There is nothing new under the sun, just updates. Kevin Spacey's performance as Frank Underwood, in House of Cards seems as fresh as anything out there, but as you're probably aware it's a performance based heavily on the one given by the original star of the original series, the late great Scottish actor Ian Richardson.

I've have mixed success watching other versions of the same shows. I bought a DVD copy (those words seem strangely old-fashioned now, like making a mix tape or fondue) of the Danish series The Killing, but lent it a friend and got stuck into the American remake in the meantime. I liked the American version and found it hard going back over the same ground. I did manage to crack back into series two and three of the Scandi-noir, but I was partially ruined. The Tunnel, which just finished a run on SoHo, lacked a little of what made the original Bron/Broen aka The Bridge so good (most notably the title song), but it more than made up for it with brilliant casting, acting and some subtle script tweaking.

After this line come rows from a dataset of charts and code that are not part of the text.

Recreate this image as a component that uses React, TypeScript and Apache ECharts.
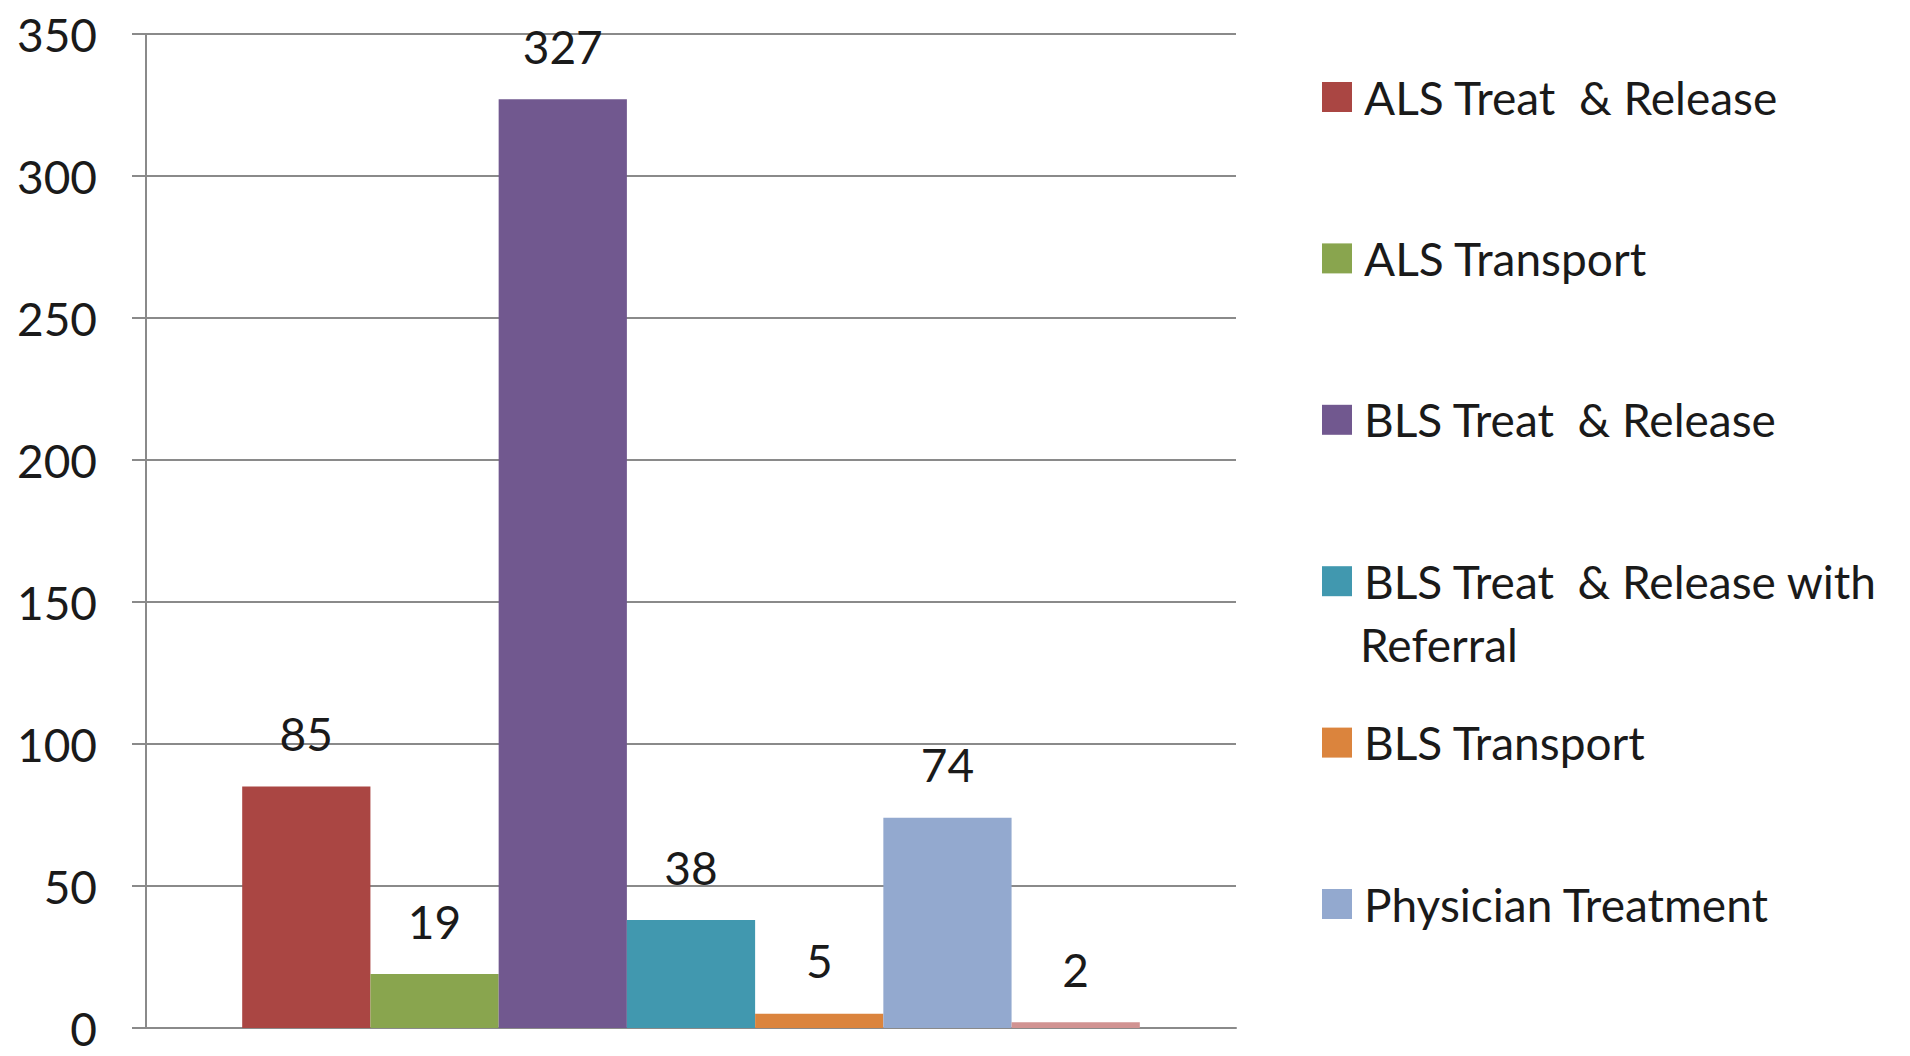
import React, { useEffect, useRef } from "react";
import * as echarts from "echarts";

const categories = ["Calls"];
const seriesNames = [
  "ALS Treat & Release",
  "ALS Transport",
  "BLS Treat & Release",
  "BLS Treat & Release with Referral",
  "BLS Transport",
  "Physician Treatment",
  "Other",
];
const seriesValues = [85, 19, 327, 38, 5, 74, 2];
const seriesColors = ["#AA4643", "#89A54E", "#71588F", "#4198AF", "#DB843D", "#93A9CF", "#D19392"];
const legendNames = seriesNames.slice(0, 6);
const yMin = 0;
const yMax = 350;
const yInterval = 50;

const FONT = "Lato";
const FS = 46;

export default function App() {
  const ref = useRef<HTMLDivElement>(null);
  useEffect(() => {
    if (!ref.current) return;
    const chart = echarts.init(ref.current, undefined, { renderer: "svg" });
    const grey = "#8a8a8a";
    chart.setOption({
      animation: false,
      backgroundColor: "#ffffff",
      textStyle: { fontFamily: FONT },
      grid: { left: 146, right: 674, top: 34, bottom: 28, containLabel: false },
      xAxis: {
        type: "category",
        data: categories,
        axisLine: { show: true, lineStyle: { color: grey, width: 2 } },
        axisTick: { show: false },
        axisLabel: { show: false },
      },
      yAxis: {
        type: "value",
        min: yMin,
        max: yMax,
        interval: yInterval,
        axisLine: { show: true, lineStyle: { color: grey, width: 2 } },
        axisTick: { show: true, length: 14, lineStyle: { color: grey, width: 2 } },
        axisLabel: { margin: 49, color: "#1a1a1a", fontFamily: FONT, fontSize: FS, lineHeight: 30 },
        splitLine: { show: true, lineStyle: { color: grey, width: 2 } },
      },
      legend: {
        data: legendNames,
        orient: "vertical",
        left: 1317,
        top: 69,
        itemWidth: 30,
        itemHeight: 30,
        itemGap: 161.4 - 46,
        icon: "rect",
        selectedMode: false,
        formatter: (name: string) =>
          name === "BLS Treat & Release with Referral" ? "BLS Treat  & Release with" : name.replace(" & ", "  & "),
        textStyle: { fontFamily: FONT, fontSize: FS, color: "#1a1a1a", lineHeight: 46, padding: [0, 0, 0, 7] },
      },
      graphic: [
        {
          type: "text",
          left: 1360,
          top: 645 - 24,
          style: { text: "Referral", fontFamily: FONT, fontSize: FS, fill: "#1a1a1a" },
        },
      ],
      series: seriesNames.map((name, i) => ({
        type: "bar",
        name,
        data: [seriesValues[i]],
        itemStyle: { color: seriesColors[i] },
        barGap: "0%",
        barCategoryGap: "17.65%",
        label: {
          show: true,
          position: "top",
          distance: 30,
          color: "#1a1a1a",
          fontFamily: FONT,
          fontSize: FS,
        },
      })),
    });
    return () => chart.dispose();
  }, []);
  return (
    <div
      ref={ref}
      style={{ position: "fixed", left: 0, top: 0, width: 1910, height: 1056 }}
    />
  );
}
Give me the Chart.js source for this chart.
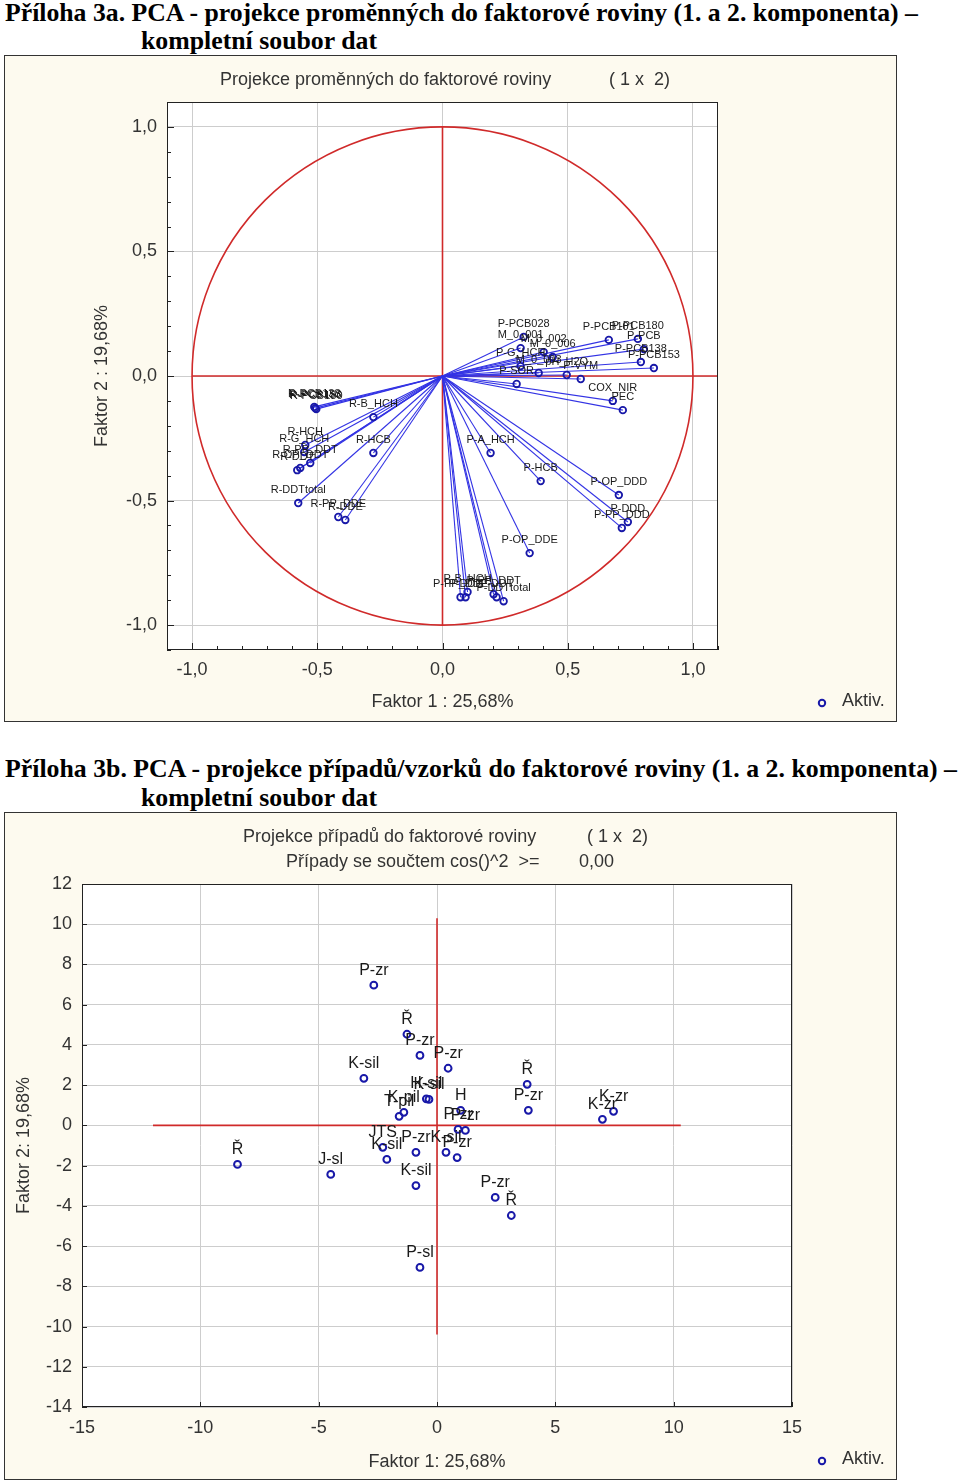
<!DOCTYPE html>
<html>
<head>
<meta charset="utf-8">
<script src="https://cdn.jsdelivr.net/npm/chart.js@4.4.1/dist/chart.umd.min.js"></script>
<style>
  body { margin: 0; background: #fff; width: 960px; height: 1484px; position: relative; overflow: hidden; }
  .hd { position: absolute; font: bold 26px "Liberation Serif", "Times New Roman", serif; line-height: 26px;
        white-space: nowrap; transform-origin: 0 0; color: #000; }
  .panel { position: absolute; left: 4px; width: 891px; border: 1px solid #333; background: #fdfaef; }
  .panel canvas { display: block; }
</style>
</head>
<body>
<div class="hd" data-w="913" style="left:5px;top:0px">Příloha 3a. PCA - projekce proměnných do faktorové roviny (1. a 2. komponenta) –</div>
<div class="hd" data-w="236" style="left:141px;top:28px">kompletní soubor dat</div>
<div class="panel" style="top:55px;height:665px"><canvas id="varChart" width="891" height="665"></canvas></div>

<div class="hd" data-w="952" style="left:5px;top:756px">Příloha 3b. PCA - projekce případů/vzorků do faktorové roviny (1. a 2. komponenta) –</div>
<div class="hd" data-w="236" style="left:141px;top:785px">kompletní soubor dat</div>
<div class="panel" style="top:812px;height:666px"><canvas id="caseChart" width="891" height="666"></canvas></div>

<script>
// --- 3a: variable loadings (Faktor 1, Faktor 2)
const varNames = [
  'P-PCB028', 'M_0_001', 'M_0_002', 'M_0_006', 'P-G_HCH', 'M_0_003', 'pH_H2O', 'P-VYM', 'P-SOR',
  'P-PCB101', 'P-PCB180', 'P-PCB', 'P-PCB138', 'P-PCB153', 'COX_NIR', 'PEC',
  'R-PCB153', 'R-PCB138', 'R-PCB180', 'R-B_HCH', 'R-HCH', 'R-G_HCH', 'R-PP_DDT', 'R-OP_DDT', 'R-DDT',
  'R-HCB', 'R-DDTtotal', 'R-PP_DDE', 'R-DDE',
  'P-A_HCH', 'P-HCB', 'P-OP_DDD', 'P-DDD', 'P-PP_DDD', 'P-OP_DDE',
  'P-PP_DDE', 'P-DDE', 'P-B_HCH', 'P-PP_DDT', 'P-DDT', 'P-DDTtotal'
];
const varF1 = [
  0.324, 0.312, 0.404, 0.440, 0.312, 0.384, 0.496, 0.552, 0.296,
  0.664, 0.780, 0.804, 0.792, 0.844, 0.680, 0.720,
  -0.508, -0.512, -0.504, -0.276, -0.548, -0.552, -0.528, -0.568, -0.580,
  -0.276, -0.576, -0.416, -0.388,
  0.192, 0.392, 0.704, 0.740, 0.716, 0.348,
  0.072, 0.092, 0.100, 0.204, 0.216, 0.244
];
const varF2 = [
  0.157, 0.112, 0.096, 0.076, 0.040, 0.012, 0.004, -0.012, -0.032,
  0.145, 0.149, 0.108, 0.056, 0.032, -0.100, -0.137,
  -0.129, -0.124, -0.133, -0.165, -0.277, -0.305, -0.349, -0.369, -0.378,
  -0.309, -0.510, -0.566, -0.578,
  -0.309, -0.422, -0.478, -0.586, -0.610, -0.711,
  -0.888, -0.888, -0.867, -0.876, -0.888, -0.904
];
const varTicks = [-1, -0.5, 0, 0.5, 1];
const varCrossH = [-1.0, 1.1];   // red line along Faktor 2 = 0
const varCrossV = [-1.0, 1.0];   // red line along Faktor 1 = 0

// --- 3b: case scores
const caseNames = [
  'P-zr', 'Ř', 'P-zr', 'P-zr', 'K-sil', 'K-sil', 'H-sil', 'K-pil', 'T-pil', 'H',
  'P-zr', 'P-zr', 'JTS', 'K-sil', 'P-zr', 'K-sil', 'P-zr', 'K-sil', 'J-sl', 'Ř',
  'P-zr', 'Ř', 'P-sl', 'Ř', 'P-zr', 'K-zr', 'K-zr'
];
const caseF1 = [
  -2.67, -1.27, -0.72, 0.47, -3.09, -0.34, -0.45, -1.40, -1.60, 1.00,
  0.89, 1.20, -2.29, -2.12, -0.89, 0.38, 0.85, -0.89, -4.49, -8.43,
  2.46, 3.14, -0.72, 3.81, 3.86, 7.46, 6.99
];
const caseF2 = [
  6.97, 4.53, 3.48, 2.84, 2.34, 1.29, 1.32, 0.65, 0.45, 0.75,
  -0.20, -0.25, -1.09, -1.69, -1.34, -1.34, -1.60, -2.99, -2.44, -1.94,
  -3.58, -4.48, -7.06, 2.04, 0.75, 0.70, 0.30
];
const caseXTicks = [-15, -10, -5, 0, 5, 10, 15];
const caseYTicks = [12, 10, 8, 6, 4, 2, 0, -2, -4, -6, -8, -10, -12, -14];
const caseCrossH = [-12.0, 10.3];
const caseCrossV = [-10.4, 10.3];

const FONT = '"Liberation Sans", Arial, sans-serif';
const INK = '#333';
const RED = '#d02a2a';
const BLUE = '#3333e4';
const NAVY = '#1818a8';
const GRID = '#cdcdcd';

// headings squeezed to the reference width
document.querySelectorAll('.hd').forEach(el => {
  const w = el.getBoundingClientRect().width;
  el.style.transform = 'scaleX(' + (el.dataset.w / w) + ')';
});

function makeDecor(s) {
  return {
    id: 'decor',
    beforeDraw(chart) {
      const { ctx, chartArea: a } = chart;
      ctx.save();
      ctx.fillStyle = '#fff';
      ctx.fillRect(a.left, a.top, a.right - a.left, a.bottom - a.top);
      ctx.restore();
    },
    beforeDatasetsDraw(chart) {
      if (!s.circle) return;
      const { ctx, scales: { x, y } } = chart;
      const cx = x.getPixelForValue(0), cy = y.getPixelForValue(0);
      ctx.save();
      ctx.beginPath();
      ctx.ellipse(cx, cy, x.getPixelForValue(1) - cx, cy - y.getPixelForValue(1), 0, 0, Math.PI * 2);
      ctx.strokeStyle = RED;
      ctx.lineWidth = 1.6;
      ctx.stroke();
      ctx.restore();
    },
    afterDatasetsDraw(chart) {
      const { ctx, chartArea: a, scales: { x, y } } = chart;
      ctx.save();
      ctx.strokeStyle = '#222';
      ctx.lineWidth = 1;
      ctx.strokeRect(Math.round(a.left) + 0.5, Math.round(a.top) + 0.5,
        Math.round(a.right - a.left) - 1, Math.round(a.bottom - a.top) - 1);
      // inward tick marks
      ctx.beginPath();
      s.xMarks.forEach(m => {
        const px = Math.round(x.getPixelForValue(m[0])) + 0.5;
        ctx.moveTo(px, a.bottom); ctx.lineTo(px, a.bottom - m[1]);
      });
      s.yMarks.forEach(m => {
        const py = Math.round(y.getPixelForValue(m[0])) + 0.5;
        ctx.moveTo(a.left, py); ctx.lineTo(a.left + m[1], py);
      });
      ctx.stroke();
      // point labels
      ctx.font = s.labelFont;
      ctx.fillStyle = '#1a1a1a';
      ctx.textAlign = 'center';
      ctx.textBaseline = 'middle';
      s.names.forEach((t, i) => {
        ctx.fillText(t, x.getPixelForValue(s.xs[i]), y.getPixelForValue(s.ys[i]) - s.gap);
      });
      ctx.restore();
    },
    afterDraw(chart) {
      const ctx = chart.ctx;
      ctx.save();
      ctx.font = '18px ' + FONT;
      ctx.fillStyle = INK;
      ctx.textBaseline = 'middle';
      ctx.textAlign = 'left';
      s.titles.forEach(t => ctx.fillText(t[0], t[1], t[2]));
      const [lx, ly] = s.legend;
      ctx.beginPath();
      ctx.arc(lx, ly, 3.2, 0, Math.PI * 2);
      ctx.strokeStyle = NAVY;
      ctx.lineWidth = 2;
      ctx.stroke();
      ctx.fillText('Aktiv.', lx + 20, ly - 2);
      ctx.restore();
    }
  };
}

function axis(min, max, ticks, fmt, title, fit, pad, titlePad) {
  return {
    type: 'linear', min, max,
    afterBuildTicks: sc => { sc.ticks = ticks.map(v => ({ value: v })); },
    afterFit: fit,
    ticks: { callback: fmt, font: { size: 18, family: FONT }, color: INK, padding: pad, autoSkip: false, maxRotation: 0 },
    grid: { color: GRID, drawTicks: false },
    border: { display: false },
    title: { display: true, text: title, font: { size: 18, family: FONT }, color: INK, padding: titlePad }
  };
}

function refLine(xs, ys) {
  return { data: xs.map((v, i) => ({ x: v, y: ys[i] })), showLine: true, borderColor: RED, borderWidth: 1.6, pointRadius: 0, order: 10 };
}

// ---------- 3a
const fmtDec = v => v.toFixed(1).replace('.', ',').replace('-0,0', '0,0');
const minorVar = [];
for (let k = -11; k <= 11; k++) minorVar.push([k / 10, k % 5 === 0 ? 7 : 4]);

const varSets = varNames.map((n, i) => ({
  label: n,
  data: [{ x: 0, y: 0 }, { x: varF1[i], y: varF2[i] }],
  showLine: true,
  borderColor: BLUE,
  borderWidth: 1.1,
  pointRadius: [0, 3.3],
  pointBorderWidth: 1.8,
  pointBorderColor: NAVY,
  pointBackgroundColor: 'rgba(0,0,0,0)',
  order: 1
}));
varSets.push(refLine(varCrossH, [0, 0]));
varSets.push(refLine([0, 0], varCrossV));

new Chart(document.getElementById('varChart'), {
  type: 'scatter',
  data: { datasets: varSets },
  options: {
    responsive: false, animation: false,
    layout: { padding: { top: 46, left: 72, right: 178, bottom: 0 } },
    plugins: { legend: { display: false }, tooltip: { enabled: false } },
    scales: {
      x: axis(-1.1, 1.1, varTicks, fmtDec, 'Faktor 1 : 25,68%', sc => { sc.height = 71; }, 9, { top: 0, bottom: 8 }),
      y: axis(-1.1, 1.1, varTicks, fmtDec, 'Faktor 2 : 19,68%', sc => { sc.width = 90; }, 10, { top: 14, bottom: 0 })
    }
  },
  plugins: [makeDecor({
    circle: true,
    names: varNames, xs: varF1, ys: varF2, gap: 13, labelFont: '11px ' + FONT,
    xMarks: minorVar, yMarks: minorVar,
    titles: [['Projekce proměnných do faktorové roviny', 215, 24], ['( 1 x  2)', 604, 24]],
    legend: [817, 647]
  })]
});

// ---------- 3b
new Chart(document.getElementById('caseChart'), {
  type: 'scatter',
  data: {
    datasets: [
      {
        label: 'Aktiv.',
        data: caseF1.map((v, i) => ({ x: v, y: caseF2[i] })),
        pointRadius: 3.4,
        pointBorderWidth: 2,
        pointBorderColor: NAVY,
        pointBackgroundColor: 'rgba(0,0,0,0)',
        order: 1
      },
      refLine(caseCrossH, [0, 0]),
      refLine([0, 0], caseCrossV)
    ]
  },
  options: {
    responsive: false, animation: false,
    layout: { padding: { top: 71, left: 0, right: 104, bottom: 0 } },
    plugins: { legend: { display: false }, tooltip: { enabled: false } },
    scales: {
      x: axis(-15, 15, caseXTicks, v => String(v), 'Faktor 1: 25,68%', sc => { sc.height = 72; }, 10, { top: 0, bottom: 6 }),
      y: axis(-14, 12, caseYTicks, v => String(v), 'Faktor 2: 19,68%', sc => { sc.width = 77; }, 10, { top: 8, bottom: 0 })
    }
  },
  plugins: [makeDecor({
    circle: false,
    names: caseNames, xs: caseF1, ys: caseF2, gap: 15, labelFont: '16px ' + FONT,
    xMarks: caseXTicks.map(v => [v, 5]), yMarks: caseYTicks.map(v => [v, 5]),
    titles: [['Projekce případů do faktorové roviny', 238, 24], ['( 1 x  2)', 582, 24],
             ['Případy se součtem cos()^2  >=', 281, 49], ['0,00', 574, 49]],
    legend: [817, 648]
  })]
});
</script>
</body>
</html>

While The Bridge was focused on a murder on the boarder of Denmark and Sweden - The Tunnel is on the UK/France border, which is in the middle of the Channel Tunnel. I tuned in thinking I would see a few episodes but stayed with it, even coming to the conclusion that it improved in many ways on the original - something a recent US remake, set on the Mexican border, failed miserably to do. (BTW I've sent a proposal to TVNZ for a remake called Ladies Mile involving the Remuera and Mt Wellington border, but haven't heard anything back.)

There's no such issue with going back to the original UK version of House of Cards as I did last weekend; it slipped down like something slippery and pleasurable. This time I did not buy a DVD; I found it online, but there are DVDs out there on Ebay and the like. I have a vague memory of watching it as a kid, but was worried it may not have held up. I was wrong, and thanks to an interview with the author on Kathryn Ryan's RNZ National show, I now know why it was - and remains - so good.


Despite the 26-year gap, and change of country and political system, the story remains basically the same in both UK and US iterations, both based on the book of the same name by former Thatcher administration insider, Michael Dobbs.

Dobbs sat down with a bottle of wine to write the book in 1989 "after a blazing row" with Thatcher in which he was dealt "a verbal hand-bagging". It was a furious attack that took place while Dobbs was in the room with five cabinet ministers, "who had the good sense to duck". He was duly sacked by Maggie, and decided to write a book inspired by the shenanigans he'd seen and been involved in. As he told Ryan, "All of the wickedness you see on House Of Cards, I'd seen or even been responsible for". No wonder the Guardian once referred to him as "Westminster's baby-faced hit man".

Dobbs had been approached by other Americans keen on a remake who all turned out to be the usual tyre-kickers. His ears, however, pricking up when the most recent, and ultimately successful company, started dropping names like Fincher and Spacey.

While the original works less well as binger - the story feels rushed in comparison - it still makes for a great watch. The same key ingredient - breaking the fourth wall, turning to the camera and involving the viewer in the conspiracy - remains, as does the cut throat Machiavelli-ness of it all, but the differences are also interesting. Women are less prominent in the old version, there's not texting and the sex is a little more vanilla. And while you might very well think that Ian Richardson's Francis Urquhart pisses all over Kevin Spacey's Frank Underwood, I couldn't possibly comment.